HRW, erişebildiği belgelerde AB yönetiminin, “AB projelerinden yararlanan güvenlik aktörlerinin uluslararası insan hakları standartlarına aykırı davranabileceğini” kabul ettiğini de ekliyor.
HRW’nin açıklamaları, Avrupa Komisyonu Başkanı Ursula von der Leyen’in önümüzdeki beş yıl boyunca AB yürütme organının çalışmalarına yön vermekten sorumlu olacak Komisyoner adaylarıyla görüştüğü sırada geldi.

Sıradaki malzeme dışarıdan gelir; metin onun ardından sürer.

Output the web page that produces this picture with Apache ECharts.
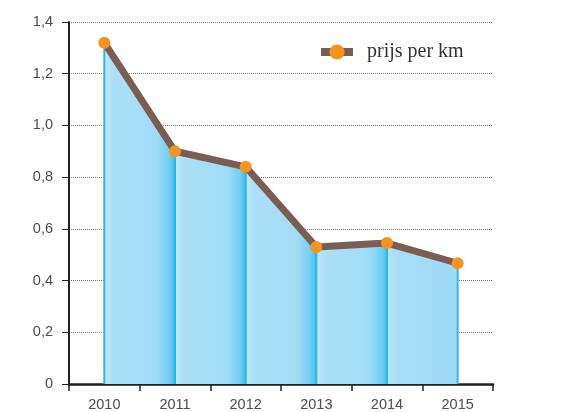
<!DOCTYPE html>
<html>
<head>
<meta charset="utf-8">
<script src="https://cdn.jsdelivr.net/npm/echarts@6/dist/echarts.min.js"></script>
<style>
  html, body { margin: 0; padding: 0; background: #fff; }
  #chart { width: 566px; height: 412px; }
</style>
</head>
<body>
<div id="chart"></div>
<script>
// data
const years = ["2010", "2011", "2012", "2013", "2014", "2015"];
const prices = [1.32, 0.9, 0.84, 0.53, 0.545, 0.467];
const seriesName = "prijs per km";

const chart = echarts.init(document.getElementById("chart"));

// one shaded area per segment, light on the left and darker towards the next year
const segGradient = (last) =>
  new echarts.graphic.LinearGradient(0, 0, 1, 0, last
    ? [
        { offset: 0, color: "#b4e3f8" },
        { offset: 0.25, color: "#a5dcf6" },
        { offset: 1, color: "#9fdaf6" },
      ]
    : [
        { offset: 0, color: "#c0e8f9" },
        { offset: 0.12, color: "#ace0f7" },
        { offset: 0.74, color: "#a0dbf6" },
        { offset: 0.92, color: "#72cdf2" },
        { offset: 1, color: "#3dbfee" },
      ]);

const areaSeries = [];
for (let i = 0; i < prices.length - 1; i++) {
  areaSeries.push({
    type: "line",
    data: prices.map((v, j) => (j === i || j === i + 1 ? v : "-")),
    symbol: "none",
    lineStyle: { width: 0 },
    areaStyle: { color: segGradient(i === prices.length - 2), opacity: 1 },
    silent: true,
    z: 1,
  });
}

const option = {
  animation: false,
  grid: { left: 69, right: 73, top: 22, bottom: 28 },
  legend: {
    data: [seriesName],
    left: 312,
    top: 37,
    itemWidth: 32,
    itemHeight: 19,
    lineStyle: { width: 8, color: "#7a5d53" },
    textStyle: {
      fontFamily: "Liberation Serif",
      fontSize: 20,
      color: "#333",
      padding: [0, 0, 0, 9],
    },
  },
  xAxis: {
    type: "category",
    data: years,
    boundaryGap: true,
    axisLine: { lineStyle: { color: "#231f20", width: 2.5 } },
    axisTick: { show: true, length: 7, lineStyle: { color: "#231f20", width: 1.5 } },
    axisLabel: {
      color: "#4d4d4d",
      fontFamily: "Liberation Sans",
      fontSize: 14.5,
      margin: 13,
    },
  },
  yAxis: {
    type: "value",
    min: 0,
    max: 1.4,
    interval: 0.2,
    axisLine: { show: true, lineStyle: { color: "#231f20", width: 2 } },
    axisTick: { show: true, length: 7, lineStyle: { color: "#231f20", width: 1 } },
    axisLabel: {
      color: "#4d4d4d",
      fontFamily: "Liberation Sans",
      fontSize: 14.5,
      margin: 16,
      formatter: (v) => (v === 0 ? "0" : v.toFixed(1).replace(".", ",")),
    },
    splitLine: { lineStyle: { color: "#7a7a7a", width: 1, type: [1, 1] } },
  },
  series: [
    ...areaSeries,
    {
      // thin vertical drop lines under each point
      type: "bar",
      data: prices,
      barWidth: 2,
      itemStyle: { color: "#29b8eb" },
      silent: true,
      z: 2,
    },
    {
      name: seriesName,
      type: "line",
      data: prices,
      symbol: "circle",
      symbolSize: 12,
      lineStyle: { color: "#7a5d53", width: 7 },
      itemStyle: { color: "#f7941d" },
      z: 5,
    },
  ],
};

chart.setOption(option);
</script>
</body>
</html>
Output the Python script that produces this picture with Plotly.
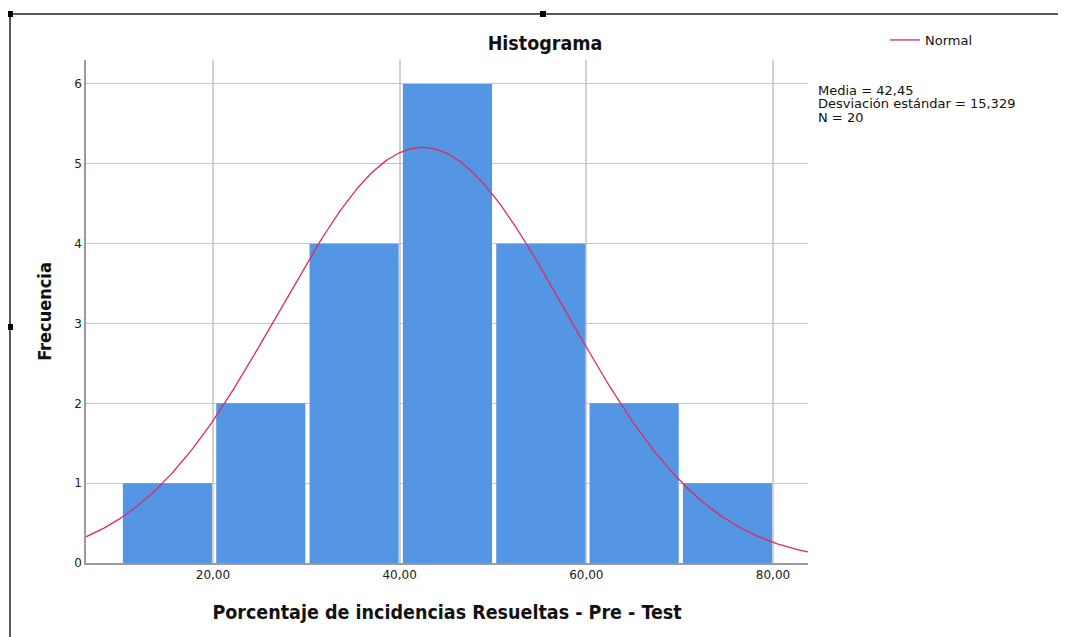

Kıbrıs’ın adayı Costas Kadis Pazartesi günü Kıbrıs medyasına yaptığı açıklamada, Akdeniz’den sorumlu yeni Komisyon Üyesi pozisyonunun hükümetinin “ilgisini çektiğini” belirtti.
Bu görev, bloğun güney komşusu olan ülkelerle yaptığı göç yönetimi anlaşmalarının denetlenmesini ve Mısır, Lübnan, Moritanya ve Tunus ile göçmen akınlarını durdurmak için yapılan mevcut anlaşmaları içerecek.
Bu anlaşmalardan bazıları, ülkelerin belgelenmiş ihlallerini görmezden geldikleri için insan hakları savunucuları tarafından ağır bir şekilde eleştirildi.
Önümüzdeki dönem için siyasi önceliklerini açıklayan von der Leyen, AB üyesi olmayan ülkelerle göç ve güvenlik konularında “stratejik ilişkiler” geliştirmeye devam etme sözü verirken, “Akdeniz için yeni bir pakt” ile bu ortaklıkları derinleştirmeyi hedeflediğini de sözlerine ekledi.
HRW, Komisyonu’nun Akdeniz’den sorumlu yeni üyeliğinin Kıbrıs’a tahsis edilmesinin uygunluğunu sorguluyor.
Hardman, “Kıbrıs yasa dışı bir şekilde sınır dışı ediyor. AB’nin çok güçlü insan hakları çerçevesi ve normları ile bağlılar, ancak bunlar göz ardı edilmektedir,” dedi.
“Uluslararası hukukun aleni ihlalleri konusunda bir soruşturma ve hesap verebilirlik sağlanana kadar, göç gibi önemli konulardan sorumlu olmaları gerektiğini düşünmüyorum,” diyerek ekledi.